I have a data set made up of X and Y coordinates of responses made on a touchscreen when stimulus x, y, or z are presented. I have plotted these as three different scatterplots in JMP and have been able to get JMP to display nonpar density (colored "rings" denoting of 5% quantiles) to get an idea of response location density across the touchscreen. These appear as a kind of "heat map" that indicate there are differences in response location based on what stimulus you present a subject. How do I test this empirically? My advanced stats knowledge and R abilities are not so developed, so detailed responses would be very helpful.
As of now, I have run ANOVAs to compare the X coords between stimuli and the y coords between stimuli, but having these as separate comparisons seems a bit silly and is complicated to turn into an explanation of these response location plots.
I have attached an image showing the kind of plots I have generated in JMP. You can see that the shapes of the distributions are noticeably different.
Stating the obvious perhaps, but ooking at the images, the dispersion of the points is complex. The nonparametric contors seem to be a good way to help tame this complexity. To my eyes at least, the difference for 'Stimulus 2' seem much more clear than that for 'Stimulus 1' (for Subject A at least). Which raises the question, how many subjects and stimuli do you have results for?
Before thinking about any empirical tests, I would look for consistencies in the difference between a 'correct' and an 'incorrect' choice, possibly for subsets of subjects and stimuli. Additionally, how is this classification made? The use of language suggests that there is only one correct choice, but possibly many incorrect choices.
So I'll give you a brief rundown of the experiment itself. There are four subjects, each trained to discriminate beween two images (stim 1 and 2). They are presented with the image, make an observing response on the touch screen (from which we take the location data), and then two different colored choice keys appear on either side of the image. Correct choices (i.e. the green key for stim 1) are "rewarded" and incorrect choices (i.e. the red key for stim 1) are followed by a correction/repetition trial.

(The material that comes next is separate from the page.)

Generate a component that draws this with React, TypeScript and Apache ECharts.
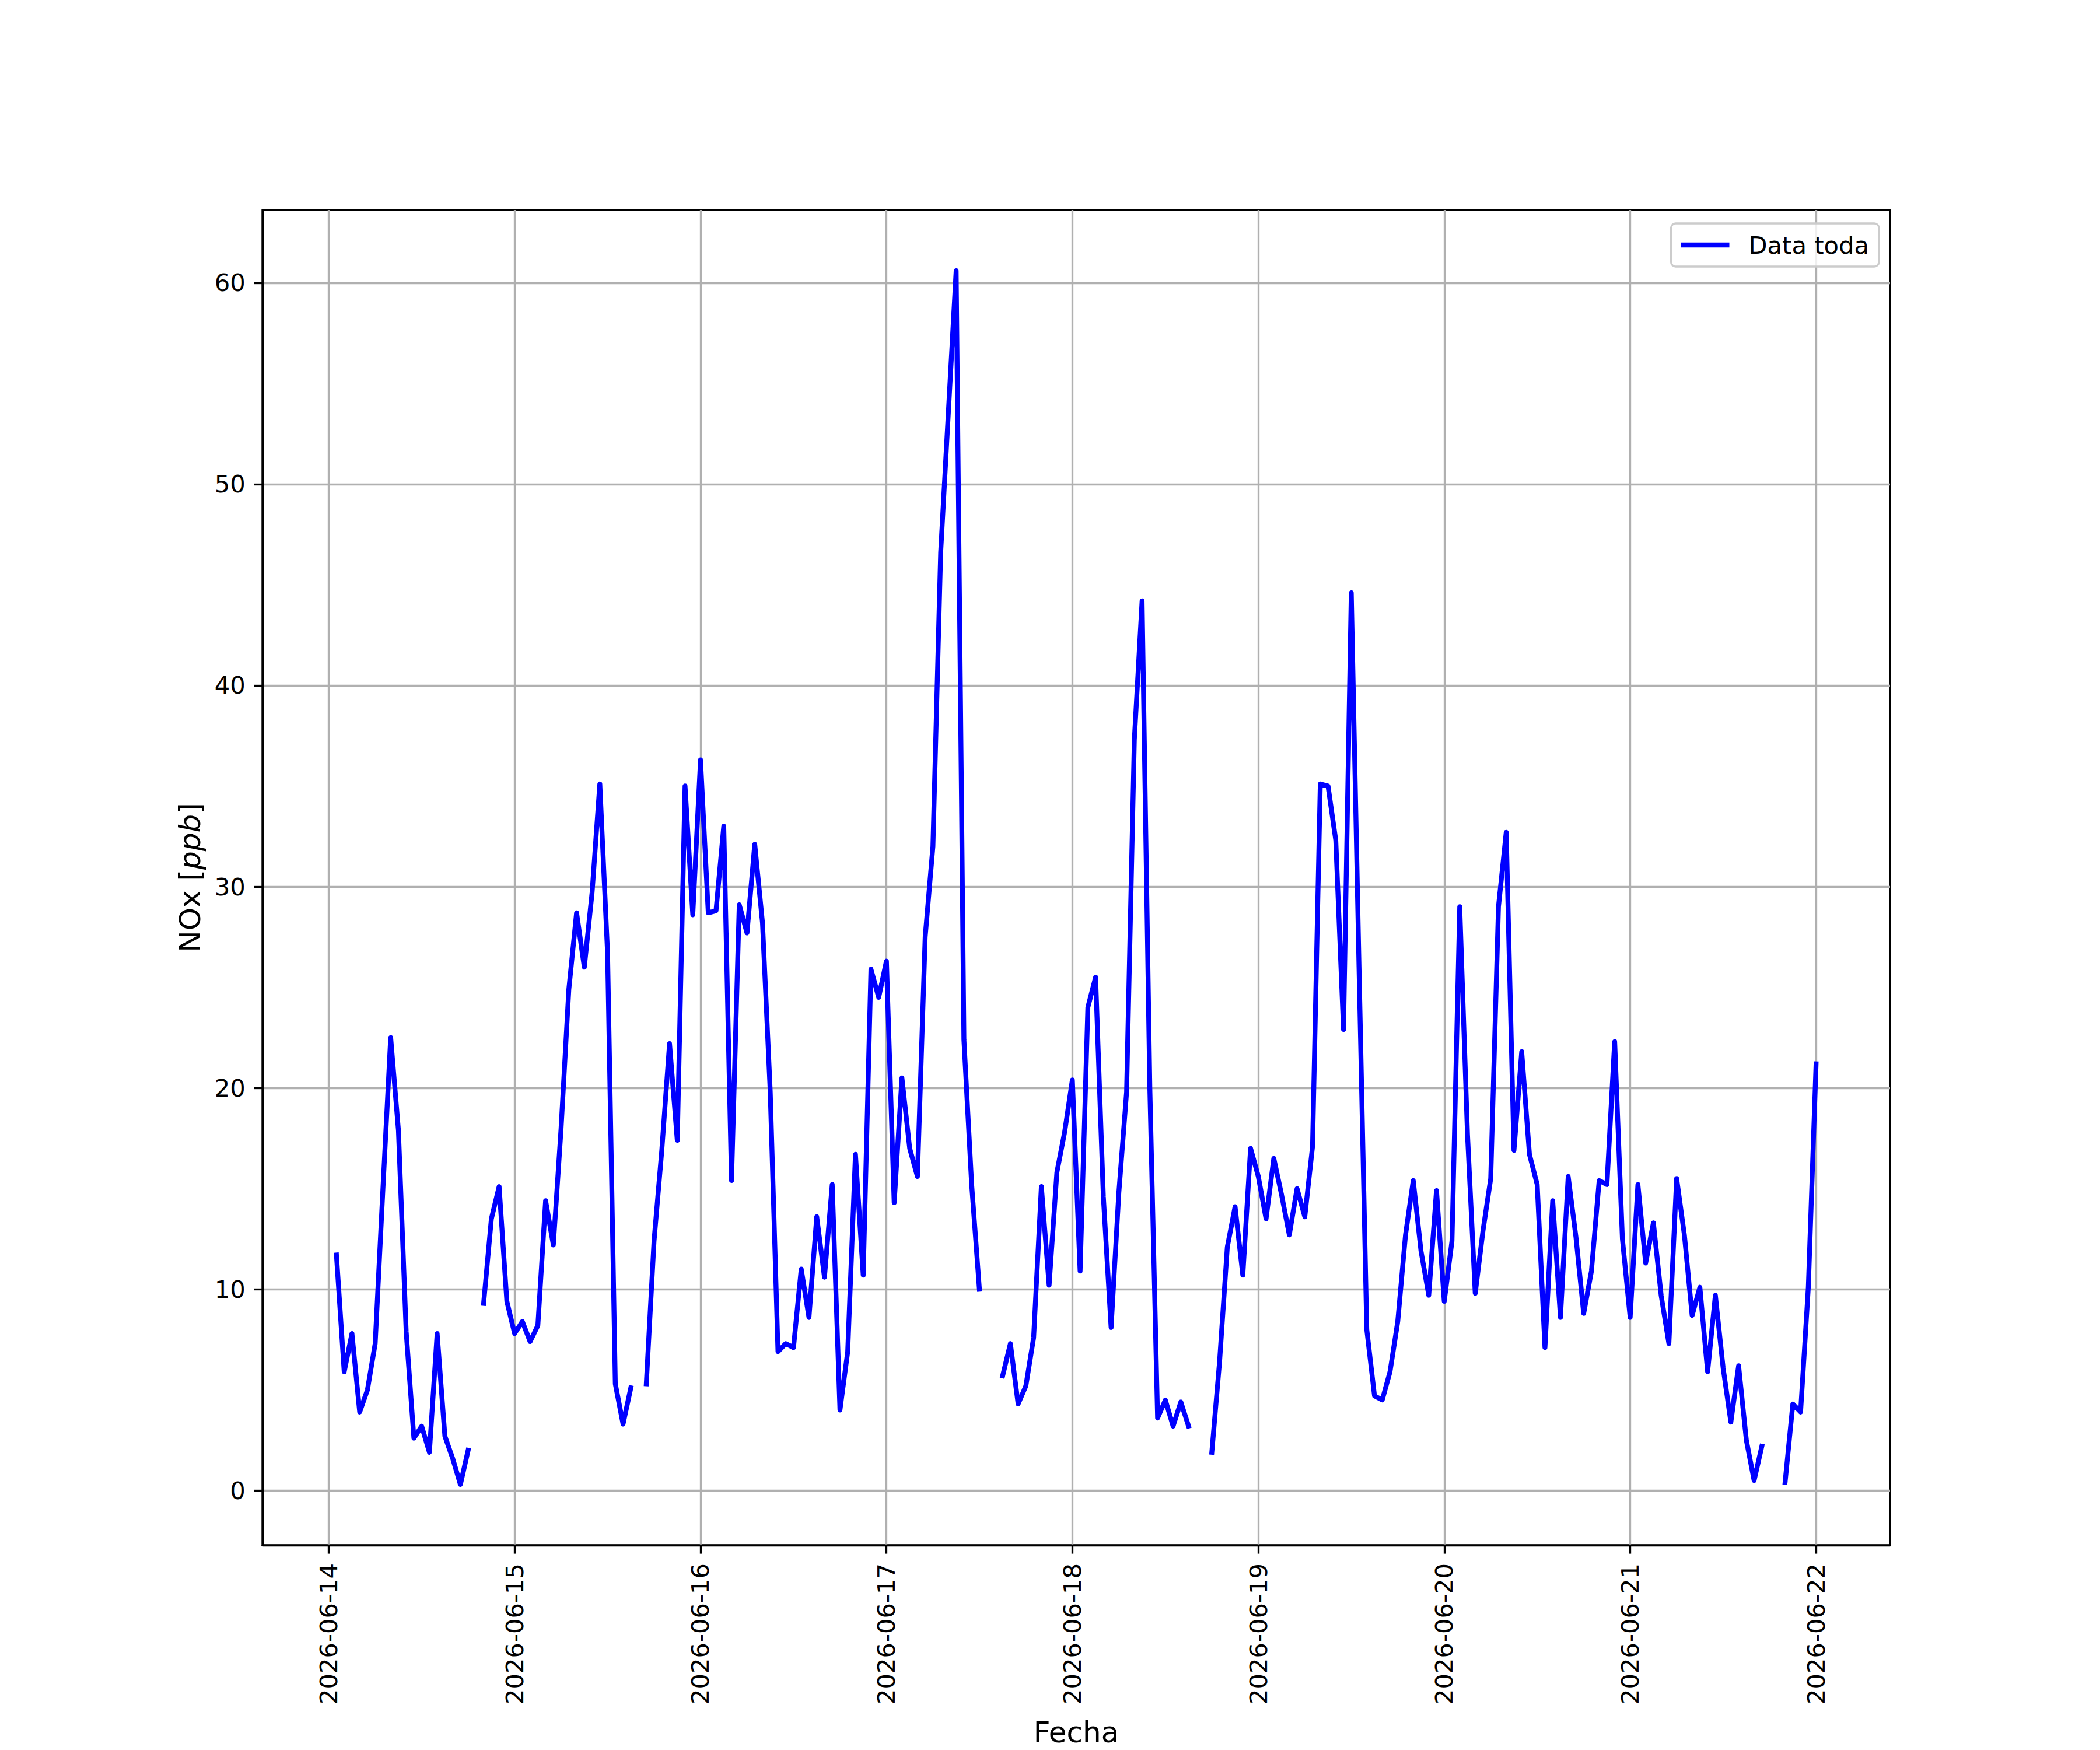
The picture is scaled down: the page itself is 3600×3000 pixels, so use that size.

I am looking to see if the touch patterns from the observing response are indicative of the upcoming choice response. This seems plausible as there are distinct distributions between stimuli, and even (to a lesser extent) between correct and incorrect responses for each stimulus. The ideal would be that correct choice response distributions differ in location. It would also be interesting if the incorrect choice response distributions then matched the correct choice for the other stimulus (like a misclassification).
At this point, different response distributions have arisen for each subject, making this a within subjects "analysis." The only between subjects investigation is whether all subjects display some sort of predictive response pattern.
I hope this makes sense, please let me know if you have follow-up questions.